For users repair statistics are provided via the exported predicate repair_stat/1.
:- export struct(repair(
tent, % tentative value
mon, % set element with suspension of monitor_tenable goal
ga_chg % suspensions to wake on global assignment changes
)).
The value of the mon attribute has a special structure which
allows constant time set membership testing and update (see below).
monitor_tenable is suspended on constrained, and uses not_unify
to check if the variable is tenable. If the variable has just become
untenable, it wakes the ga_chg suspension list.
:- local struct(repair_state(
conflict_vars,
conflict_hash_constraints,
conflict_constraints
)).
All information about conflict constraints and variables is held in
this local reference.
The attribute conflict_hash_constraints records, for each conflict
set, its conflict constraints. The conflict sets are held in a hash
table. The third attribute, conflict_constraints, is a global
(unnamed) conflict set, kept for legacy reasons.
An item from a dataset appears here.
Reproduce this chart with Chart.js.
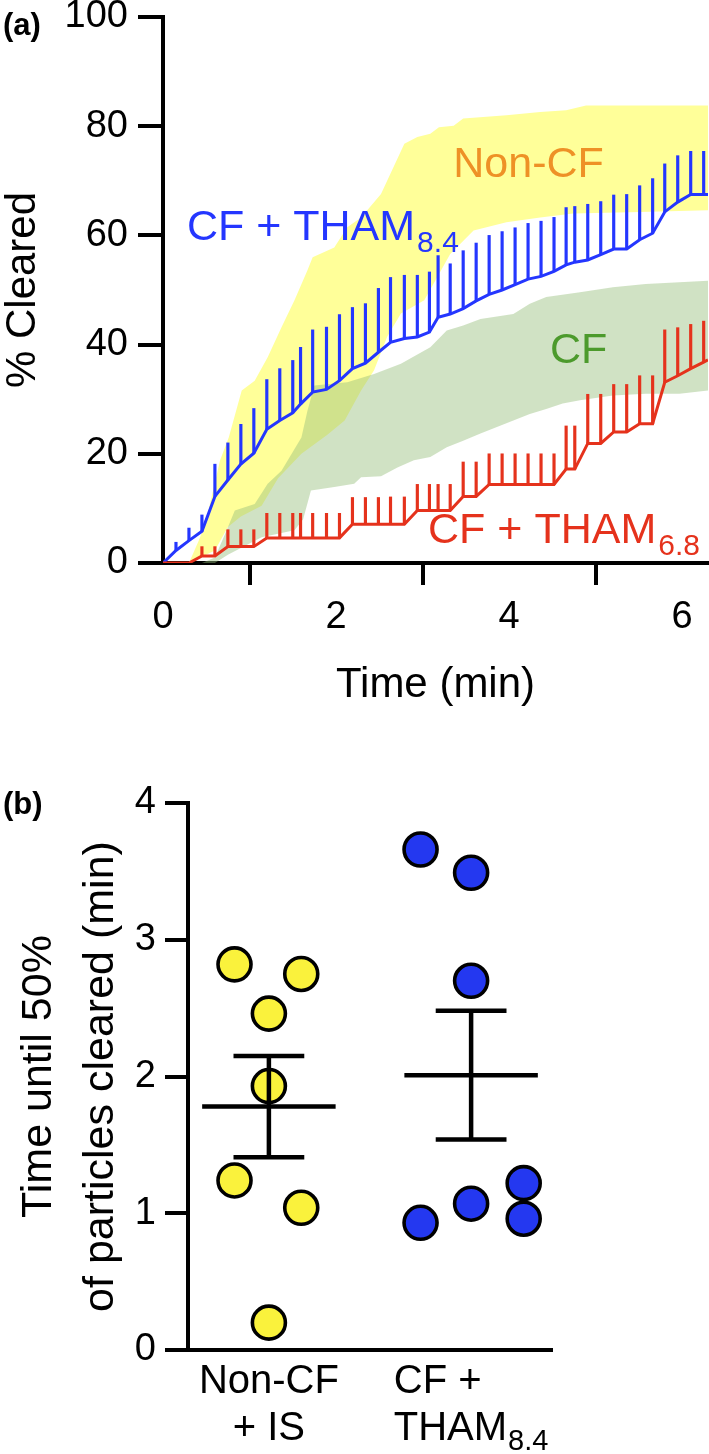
<!DOCTYPE html>
<html><head><meta charset="utf-8">
<script src="https://cdn.jsdelivr.net/npm/chart.js"></script>
<style>
html,body{margin:0;padding:0;background:#fff;}
body{width:709px;height:1454px;position:relative;overflow:hidden;font-family:'Liberation Sans',Arial,Helvetica,sans-serif;}
canvas{position:absolute;left:0;}
.panel{position:absolute;left:3px;font-weight:bold;font-size:31px;line-height:31px;color:#000;z-index:2;}
</style></head><body>
<canvas id="c1" width="709" height="711" style="top:0"></canvas>
<canvas id="c2" width="709" height="694" style="top:760px"></canvas>
<div class="panel" style="top:9px">(a)</div>
<div class="panel" style="top:788px">(b)</div>
<script>
// ---------------- Panel (a) data ----------------
const times = [0,0.15,0.30,0.45,0.60,0.75,0.90,1.05,1.20,1.35,1.50,1.59,1.73,1.89,2.04,2.19,2.34,2.49,2.63,2.79,2.94,3.08,3.18,3.32,3.47,3.62,3.77,3.92,4.07,4.22,4.37,4.52,4.66,4.76,4.91,5.06,5.21,5.36,5.51,5.66,5.80,5.95,6.10,6.25,6.30];
const tham84Mean = [0,2.3,4.1,5.8,12.2,15.2,18.1,20.1,24.5,26.1,27.5,29.1,31.3,31.8,33.4,35.6,36.6,38.6,40.4,41.1,41.4,42.3,45.0,45.6,46.6,48.0,49.2,50.0,51.0,52.0,52.5,53.4,54.6,55.1,55.5,56.5,57.5,57.5,59.2,60.4,64.3,66.1,67.5,67.5,67.5];
const tham84Upper = [null,3.8,6.4,8.8,18.1,22.0,25.4,28.3,33.6,35.6,37.1,39.5,42.7,43.2,45.5,46.8,47.5,50.3,52.3,52.7,52.7,53.3,56.3,54.8,57.2,58.6,60.0,60.7,61.4,62.2,62.6,63.3,65.1,65.3,65.7,66.2,67.4,67.5,69.1,70.4,73.1,74.6,75.4,75.4,null];
const tham68Mean = [0,0,0,1.3,1.3,3.0,3.0,3.0,4.6,4.6,4.6,4.6,4.6,4.6,4.6,7.1,7.1,7.1,7.1,7.1,9.6,9.6,9.6,9.6,12.2,12.2,14.4,14.4,14.4,14.4,14.4,14.4,17.2,17.2,21.9,21.9,24.0,24.0,25.5,25.5,33.1,34.3,35.6,36.8,37.2];
const tham68Upper = [null,null,null,3.0,3.0,6.1,6.1,6.1,9.1,9.1,9.1,9.1,9.1,9.1,9.1,12.0,12.0,12.0,12.1,12.1,14.4,14.4,14.4,14.4,18.5,18.5,20.0,20.0,20.0,20.0,20.0,20.0,25.1,25.1,30.9,30.9,32.7,32.7,34.3,34.3,42.7,43.1,43.7,44.3,null];

const nonCFUpperT = [0.30,0.41,0.49,0.56,0.66,0.76,0.91,1.06,1.21,1.37,1.52,1.67,1.73,1.98,2.13,2.29,2.52,2.79,2.94,3.09,3.19,3.36,3.47,3.97,4.36,4.66,4.89,6.30];
const nonCFUpperV = [0,4,7.2,12,18.8,23,31.6,33.4,37.7,43.2,48.1,53.6,56,57.8,61.5,63.3,67.6,76.8,78.0,78.6,79.8,80.1,81.4,82.0,82.6,82.9,83.8,83.8];
const nonCFLowerT = [0.30,0.60,0.75,0.90,1.14,1.33,1.60,1.90,2.10,2.29,2.44,2.59,2.75,3.02,3.32,3.59,3.74,3.97,4.36,4.74,5.51,6.30];
const nonCFLowerV = [0,2.3,6.6,8.5,10.5,15.5,20.0,23.5,26.1,31.6,35.3,41.4,45.7,48.1,56.6,60.9,61.5,62.4,63.3,64.0,64.3,64.6];
const cfUpperT = [0.45,0.60,0.72,0.83,1.06,1.21,1.37,1.60,1.67,1.75,2.13,2.44,2.75,3.09,3.28,3.47,3.67,4.05,4.24,4.43,4.82,5.20,5.58,6.30];
const cfUpperV = [0,1,5.4,9.6,10.8,14.5,16.9,23.0,27.9,32.5,33.1,34.6,36.5,39.5,42.6,43.5,44.7,45.6,47.5,48.7,49.6,50.5,51.1,51.7];
const cfLowerT = [0.60,0.75,1.14,1.52,1.62,1.71,1.98,2.21,2.29,2.52,2.71,2.90,3.09,3.28,3.47,3.67,3.86,4.05,4.24,4.43,4.62,4.82,5.20,5.58,5.97,6.30];
const cfLowerV = [0,1.5,4.7,6.0,8.0,13.3,13.9,14.5,15.7,15.9,17.5,18.8,19.4,21.2,22.4,23.7,24.9,26.1,27.3,28.2,29.2,29.8,30.7,31.0,31.0,31.6];

const xTicksA = [0,2,4,6];
const yTicksA = [0,20,40,60,80,100];

// ---------------- Panel (b) data ----------------
const groupPos = [1,2];
const nonCFVals = [2.82,2.75,2.46,1.93,1.24,1.04,0.20];
const nonCFJitter = [-0.17,0.16,0,0,-0.17,0.16,0];
const thamVals = [3.66,3.49,2.70,0.93,1.07,1.22,0.96];
const thamJitter = [-0.25,0,0,-0.25,0,0.26,0.26];
const groupMean = [1.78,2.01];
const semLow = [1.41,1.54];
const semHigh = [2.15,2.48];
const yTicksB = [0,1,2,3,4];
const catLabels = [[['Non-CF',''],['+ IS','']],[['CF +',''],['THAM','8.4']]];

// ---------------- styling ----------------
const FONT = "'Liberation Sans', Arial, Helvetica, sans-serif";
Chart.defaults.font.family = FONT;
Chart.defaults.color = '#000';
const BLUE = '#2436FF', RED = '#E5321C';

const pts = (xs, ys) => xs.map((x,i)=>({x, y: ys[i]}));
const shape = (ut, uv, lt, lv) => pts(ut, uv).concat(pts(lt, lv).reverse());
const errBars = (means, tops) => times.map((t,i)=>({x:t, y:[means[i], tops[i]]})).filter(p=>p.y[1]!==null);

const axisGrid = (len) => ({display:true, drawOnChartArea:false, drawTicks:true, tickLength:len, lineWidth:4, color:'#000'});
const axisBorder = {display:true, width:4, color:'#000'};

const annotPlugin = {
  id:'annot',
  afterDatasetsDraw(chart, args, opts) {
    const {ctx} = chart; const x = chart.scales.x, y = chart.scales.y;
    ctx.save();
    ctx.textAlign = 'left'; ctx.textBaseline = 'alphabetic';
    for (const a of opts.items) {
      const px = x.getPixelForValue(a.t), py = y.getPixelForValue(a.v);
      ctx.fillStyle = a.color;
      ctx.font = opts.size + 'px ' + FONT;
      ctx.fillText(a.text, px, py);
      if (a.sub) {
        const w = ctx.measureText(a.text).width;
        ctx.font = opts.subSize + 'px ' + FONT;
        ctx.fillText(a.sub, px + w + opts.subGap, py + opts.subDrop);
      }
    }
    ctx.restore();
  }
};

new Chart(document.getElementById('c1'), {
  type:'line',
  data:{datasets:[
    {label:'CF + THAM6.8', data:pts(times, tham68Mean), borderColor:RED, borderWidth:3, pointRadius:0, fill:false, tension:0, order:1},
    {label:'CF + THAM8.4', data:pts(times, tham84Mean), borderColor:BLUE, borderWidth:3, pointRadius:0, fill:false, tension:0, order:2},
    {type:'bar', label:'THAM6.8 SEM', data:errBars(tham68Mean, tham68Upper), backgroundColor:RED, barThickness:2.5, grouped:false, borderWidth:0, order:3},
    {type:'bar', label:'THAM8.4 SEM', data:errBars(tham84Mean, tham84Upper), backgroundColor:BLUE, barThickness:2.5, grouped:false, borderWidth:0, order:4},
    {label:'CF', data:shape(cfUpperT, cfUpperV, cfLowerT, cfLowerV), fill:'shape', backgroundColor:'rgba(150,190,124,0.45)', borderColor:'rgba(0,0,0,0)', borderWidth:0, pointRadius:0, tension:0, order:9},
    {label:'Non-CF', data:shape(nonCFUpperT, nonCFUpperV, nonCFLowerT, nonCFLowerV), fill:'shape', backgroundColor:'#FFFF99', borderColor:'rgba(0,0,0,0)', borderWidth:0, pointRadius:0, tension:0, order:10}
  ]},
  options:{
    responsive:false, animation:false, events:[], devicePixelRatio:1,
    layout:{padding:{left:0, top:17, right:1, bottom:0}},
    plugins:{legend:{display:false}, tooltip:{enabled:false},
      annot:{size:43, subSize:30, subGap:2, subDrop:12, items:[
        {text:'Non-CF', sub:'', t:3.356, v:70.75, color:'#EE9126'},
        {text:'CF + THAM', sub:'8.4', t:0.277, v:59.16, color:BLUE},
        {text:'CF', sub:'', t:4.474, v:36.63, color:'#4C9A2C'},
        {text:'CF + THAM', sub:'6.8', t:3.064, v:3.66, color:RED}
      ]}},
    scales:{
      x:{type:'linear', position:'bottom', min:0, max:6.3, offset:false,
        afterBuildTicks:s=>{s.ticks = xTicksA.map(v=>({value:v}));},
        afterFit:s=>{s.height = 148; s.paddingLeft = 0; s.paddingRight = 0;},
        grid:axisGrid(22), border:axisBorder,
        ticks:{font:{size:38}, color:'#000', padding:10, maxRotation:0, minRotation:0, autoSkip:false},
        title:{display:true, text:'Time (min)', font:{size:42, lineHeight:1.2}, color:'#000', padding:{top:0,bottom:0}}},
      y:{type:'linear', position:'left', min:0, max:100,
        afterBuildTicks:s=>{s.ticks = yTicksA.map(v=>({value:v}));},
        afterFit:s=>{s.width = 163; s.paddingTop = 0; s.paddingBottom = 0;},
        grid:axisGrid(25), border:axisBorder,
        ticks:{font:{size:38}, color:'#000', padding:10, autoSkip:false},
        title:{display:true, text:'% Cleared', font:{size:42, lineHeight:1.1}, color:'#000', padding:{top:0,bottom:0}}}
    }
  },
  plugins:[annotPlugin]
});

// ---------------- Panel (b) ----------------
const catPlugin = {
  id:'cats',
  afterDraw(chart, args, opts) {
    const {ctx, chartArea} = chart; const x = chart.scales.x;
    ctx.save(); ctx.fillStyle = '#000'; ctx.textAlign = 'left'; ctx.textBaseline = 'alphabetic';
    catLabels.forEach((lines, i) => {
      const px = x.getPixelForValue(groupPos[i]);
      const widths = lines.map(([m, s]) => {
        ctx.font = opts.size + 'px ' + FONT; let w = ctx.measureText(m).width;
        if (s) { ctx.font = opts.subSize + 'px ' + FONT; w += opts.subGap + ctx.measureText(s).width; }
        return w;
      });
      const blockW = Math.max(...widths);
      lines.forEach(([m, s], j) => {
        const lx = opts.align[i] === 'center' ? px - widths[j]/2 : px - blockW/2;
        const by = chartArea.bottom + opts.firstBaseline + j*opts.lineGap;
        ctx.font = opts.size + 'px ' + FONT; ctx.fillText(m, lx, by);
        if (s) { const w = ctx.measureText(m).width; ctx.font = opts.subSize + 'px ' + FONT; ctx.fillText(s, lx + w + opts.subGap, by + opts.subDrop); }
      });
    });
    ctx.restore();
  }
};

const lineDS = (data, order) => ({type:'line', data, borderColor:'#000', borderWidth:4.5, pointRadius:0, fill:false, tension:0, order});
const bDatasets = [];
groupPos.forEach((c, i) => {
  bDatasets.push(lineDS([{x:c-0.33, y:groupMean[i]}, {x:c+0.33, y:groupMean[i]}], 1));
  bDatasets.push(lineDS([{x:c, y:semLow[i]}, {x:c, y:semHigh[i]}], 1));
  bDatasets.push(lineDS([{x:c-0.175, y:semLow[i]}, {x:c+0.175, y:semLow[i]}], 1));
  bDatasets.push(lineDS([{x:c-0.175, y:semHigh[i]}, {x:c+0.175, y:semHigh[i]}], 1));
});
bDatasets.push({type:'line', label:'Non-CF + IS', data:nonCFVals.map((v,i)=>({x:groupPos[0]+nonCFJitter[i], y:v})), showLine:false, pointRadius:16.5, pointBackgroundColor:'#FAF23C', pointBorderColor:'#000', pointBorderWidth:3.6, order:5});
bDatasets.push({type:'line', label:'CF + THAM8.4', data:thamVals.map((v,i)=>({x:groupPos[1]+thamJitter[i], y:v})), showLine:false, pointRadius:16.5, pointBackgroundColor:'#2438F0', pointBorderColor:'#000', pointBorderWidth:3.6, order:5});

new Chart(document.getElementById('c2'), {
  type:'line',
  data:{datasets:bDatasets},
  options:{
    responsive:false, animation:false, events:[], devicePixelRatio:1,
    layout:{padding:{left:0, top:43, right:157, bottom:0}},
    plugins:{legend:{display:false}, tooltip:{enabled:false},
      cats:{size:40, subSize:29, subGap:1, subDrop:10, firstBaseline:43, lineGap:47, align:['center','left']}},
    scales:{
      x:{type:'linear', position:'bottom', min:0.6, max:2.4, offset:false,
        afterFit:s=>{s.height = 104; s.paddingLeft = 0; s.paddingRight = 0;},
        grid:{display:false}, border:axisBorder, ticks:{display:false}},
      y:{type:'linear', position:'left', min:0, max:4,
        afterBuildTicks:s=>{s.ticks = yTicksB.map(v=>({value:v}));},
        afterFit:s=>{s.width = 188; s.paddingTop = 0; s.paddingBottom = 0;},
        grid:axisGrid(23), border:axisBorder,
        ticks:{font:{size:38}, color:'#000', padding:9, autoSkip:false},
        title:{display:true, text:['Time until 50%','of particles cleared (min)'], font:{size:43, lineHeight:1.45}, color:'#000', padding:{top:8,bottom:0}}}
    }
  },
  plugins:[catPlugin]
});
</script></body></html>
:- local struct(monitor_conflict(constraint,annotation,conflict,prop,module)).
This internal structure maintains the information necessary to monitor
conflicts for a repair constraint.
The annotation is the information returned by the system when
listing conflicts.
The conflict is a (constant time set membership) structure which
both records whether the constraint is in conflict, and holds the suspension
which keeps this information up to date.
The prop attribute records whether the constraint should also
be propagated.
monitor_conflict is a demon suspended on the constrained and ga_chg lists of all variables in the constraint, it instantiates the variables to their tentative values (if they have one), and runs the constraint using not not to avoid any side-effects. If the check fails, the conflict is recorded, and if the propagation flag is set (to 0) the constraint is invoked.
Invariants allow tentative values to be propagated through a function
(functional constraint) from its inputs to its outputs.
In essence this is achieved by making a copy of the constraint, replacing
the input variables by their tentative values. This copy of the constraint
is then invoked, thereby instantiating its outputs. Finally the output
values from the copied constraint are used to update the tentative values
of the output variables of the original constraint.
For mathematical invariants (with the form Var tent_is Expr)
the expression is first linearized, creating a sum expression of the form
C1*V1+C2*V2+...+Cn*Vn together with none or more nonlinear
constraints of the form V=NonLin.
The sum expression allows the invariant to be computed in a way that
is independent of the number of terms n.
Specifically if the tentative value of one term changes, the difference
between its old and new value is computed, and the tentative value of the
whole sum is changed by that amount. This is done by a demon sum_update.
A separate invariant is created to handle each nonlinear subexpression
V=NonLin using tent_call.
All other (non-arithmetic) invariants are handled using tent_call,
which is implemented by making a copy of the constraint, as described above.
The constant time set of conflict variables, containing the mon
attributes of the repair variables, is in the conflict_vars attribute
of the repair_state.
The constant time set of conflict constraints, containing the conflict
argument of the monitor_conflict predicates, is in the conflict_hash_constraints
(or conflict_constraints) attribute of the repair_state.